De Haan is joining a blue line that consists of Jaccob Slavin, Brett Pesce, Dougie Hamilton, Trevor van Riemsdyk, Haydn Fleury and last year’s team co-captain and three-time All-Star, Justin Faulk. (Van Riemsdyk was signed Thursday to a two-year, $4.6 million contract.)

That’s not a bad group of defensemen that new Hurricanes head coach Rod Brind’Amour has in the stable. In fact, de Haan said in a conference call with the media:”I get to play with one of the best young blue lines in the NHL. That to me is very important.” That young, stout blue line is one of the compelling reasons de Haan made the decision to join the club.

Making the playoffs is another reason he gave for wanting to be part of the Hurricanes. He also said: “I feel like I can step in and help this team win. I’m aware that the Carolina Hurricanes haven’t made the playoffs in the past nine years.

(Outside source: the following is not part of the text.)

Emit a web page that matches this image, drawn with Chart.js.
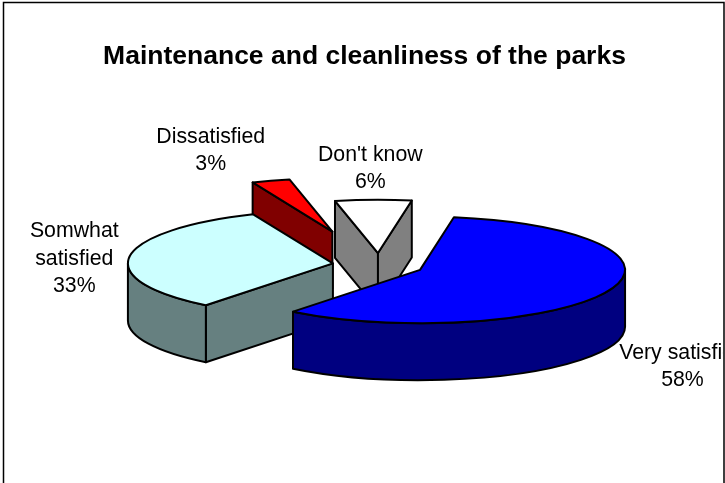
<!DOCTYPE html>
<html>
<head>
<meta charset="utf-8">
<title>Maintenance and cleanliness of the parks</title>
<script src="https://cdn.jsdelivr.net/npm/chart.js@4"></script>
<style>
html, body { margin: 0; padding: 0; background: #fff; }
canvas { display: block; }
</style>
</head>
<body>
<canvas id="chart1" width="725" height="483"></canvas>
<script>
var categories = ["Very satisfied", "Somwhat satisfied", "Dissatisfied", "Don't know"];
var values = [58, 33, 3, 6];
var labelLines = [["Very satisfied"], ["Somwhat", "satisfied"], ["Dissatisfied"], ["Don't know"]];
var topColors = ["#0000ff", "#ccffff", "#ff0000", "#ffffff"];
var sideColors = ["#000080", "#668080", "#800000", "#808080"];
var explode = [46, 46, 135, 46];
// small extra sideways move of a slice, the red one sits further left
var sliceNudge = [0, 0.5, -5, 1];
// label position relative to the outer rim of each slice
var labelShift = [[75, 75], [-55, 2.5], [-65, -30], [-2, -31]];

var tilt = 0.26;       // how flat the pie is seen
var depth = 57;        // height of the pie wall
var shiftX = 13.5;     // pie sits right of the title centre
var labelFont = "21.3px 'Liberation Sans', Arial, sans-serif";
var labelLine = 27.5;

function drawFace(ctx, s, px, py) {
    ctx.beginPath();
    ctx.moveTo(s.cx, s.cy);
    ctx.lineTo(px, py);
    ctx.lineTo(px, py + depth);
    ctx.lineTo(s.cx, s.cy + depth);
    ctx.closePath();
    ctx.fill();
    ctx.stroke();
}

function drawSlice(ctx, s) {
    var ry = s.r * tilt;
    var x1 = s.cx + s.r * Math.cos(s.a);
    var y1 = s.cy + ry * Math.sin(s.a);
    var x2 = s.cx + s.r * Math.cos(s.b);
    var y2 = s.cy + ry * Math.sin(s.b);

    ctx.fillStyle = s.side;
    // the flat cut faces, only the ones turned to the viewer
    if (Math.cos(s.a) < 0) drawFace(ctx, s, x1, y1);
    if (Math.cos(s.b) > 0) drawFace(ctx, s, x2, y2);

    // the outer wall, only where it faces the viewer
    for (var k = -1; k < 2; k++) {
        var from = Math.max(s.a, k * 2 * Math.PI);
        var to = Math.min(s.b, k * 2 * Math.PI + Math.PI);
        if (to <= from) continue;
        ctx.beginPath();
        ctx.ellipse(s.cx, s.cy, s.r, ry, 0, from, to, false);
        ctx.ellipse(s.cx, s.cy + depth, s.r, ry, 0, to, from, true);
        ctx.closePath();
        ctx.fill();
        ctx.stroke();
    }

    // top of the slice
    ctx.fillStyle = s.top;
    ctx.beginPath();
    ctx.moveTo(s.cx, s.cy);
    ctx.ellipse(s.cx, s.cy, s.r, ry, 0, s.a, s.b, false);
    ctx.closePath();
    ctx.fill();
    ctx.stroke();
}

var pie3d = {
    id: "pie3d",
    beforeDatasetsDraw: function(chart) {
        var ctx = chart.ctx;
        var arcs = chart.getDatasetMeta(0).data;
        var slices = arcs.map(function(arc, i) {
            var mid = (arc.startAngle + arc.endAngle) / 2;
            var off = arc.options.offset;
            return {
                i: i,
                a: arc.startAngle,
                b: arc.endAngle,
                mid: mid,
                off: off,
                r: arc.outerRadius,
                baseX: arc.x + shiftX,
                baseY: arc.y,
                cx: arc.x + shiftX + off * Math.cos(mid) + sliceNudge[i],
                cy: arc.y + off * tilt * Math.sin(mid),
                top: topColors[i],
                side: sideColors[i]
            };
        });

        ctx.save();
        ctx.strokeStyle = "#000";
        ctx.lineWidth = 2;
        ctx.lineJoin = "round";
        // back slices first
        slices.slice().sort(function(p, q) { return p.cy - q.cy; }).forEach(function(s) {
            drawSlice(ctx, s);
        });
        ctx.restore();

        // data labels, clipped by the chart frame like the original
        ctx.save();
        ctx.beginPath();
        ctx.rect(0, 0, 723, 483);
        ctx.clip();
        ctx.font = labelFont;
        ctx.fillStyle = "#000";
        ctx.textAlign = "center";
        ctx.textBaseline = "middle";
        slices.forEach(function(s) {
            var dist = s.off + s.r;
            var x = s.baseX + dist * Math.cos(s.mid) + labelShift[s.i][0];
            var y = s.baseY + dist * tilt * Math.sin(s.mid) + labelShift[s.i][1];
            var lines = labelLines[s.i].concat([values[s.i] + "%"]);
            lines.forEach(function(t, n) {
                ctx.fillText(t, x, y + (n - (lines.length - 1) / 2) * labelLine);
            });
        });
        ctx.restore();

        // chart frame: top, left and right only
        ctx.save();
        ctx.strokeStyle = "#000";
        ctx.lineWidth = 1.5;
        ctx.beginPath();
        ctx.moveTo(3.5, 483);
        ctx.lineTo(3.5, 2.5);
        ctx.lineTo(724, 2.5);
        ctx.lineTo(724, 483);
        ctx.stroke();
        ctx.restore();
        return false;
    }
};

var ctx = document.getElementById("chart1");
var myChart = new Chart(ctx, {
    type: "pie",
    data: {
        labels: categories,
        datasets: [{
            data: values,
            backgroundColor: topColors,
            offset: explode
        }]
    },
    options: {
        responsive: false,
        animation: false,
        events: [],
        rotation: 9.5,
        radius: 205,
        layout: { padding: { left: 4, right: 0, top: 0, bottom: 25.8 } },
        plugins: {
            legend: { display: false },
            tooltip: { enabled: false },
            title: {
                display: true,
                text: "Maintenance and cleanliness of the parks",
                color: "#000",
                font: { family: "'Liberation Sans', Arial, sans-serif", size: 26.5, weight: "bold" },
                padding: { top: 41, bottom: 0 }
            }
        }
    },
    plugins: [pie3d]
});
</script>
</body>
</html>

To be honest, I really want to be a part of the solution here…I feel like I can help this team win.”

De Haan said he feels that the good, young solid defensive corps can be one of the best in the NHL. Greg Wyshynski of ESPN rated the move by the Hurricanes a B-: “I’m not going A-minus here because, frankly, it’s a move that sets up another one or two that will address the Canes’ other needs. So, the quality of the signing is somewhat linked to that. I’m also a little worried about de Haan’s durability. But the potential is there for us to look back at this signing as a major building block towards Carolina becoming a championship contender.”

Wyshynski makes a valid point. Between the defensive players under contract and those in the system, the Hurricanes’ defensive cupboard is pretty full. Andrew Forbes of The Hockey Writers noted when the deal was announced: “While the acquisition of de Haan gives the Hurricanes six defensemen signed to contracts for the upcoming season – five of whom are due $4.025 million or more – it does open up the possibility that the team could look to move Justin Faulk and his $4.83-million contract.”

With van Riemsdyk’s signing on Thursday, moving Faulk seems like a foregone conclusion. Waddell said during the de Haan conference call with the media that there’s no sense of urgency at the moment to do something. But few would be surprised if a deal to move Faulk was announced very soon.

It’s a new day for the Hurricanes. A stout defense was improved on with de Haan. The management team has been busy, which in itself is new for the team. Moving Faulk is likely and if Waddell can pull off moving him for a legitimate scoring forward, the offseason will have gone exponentially better than anyone expected.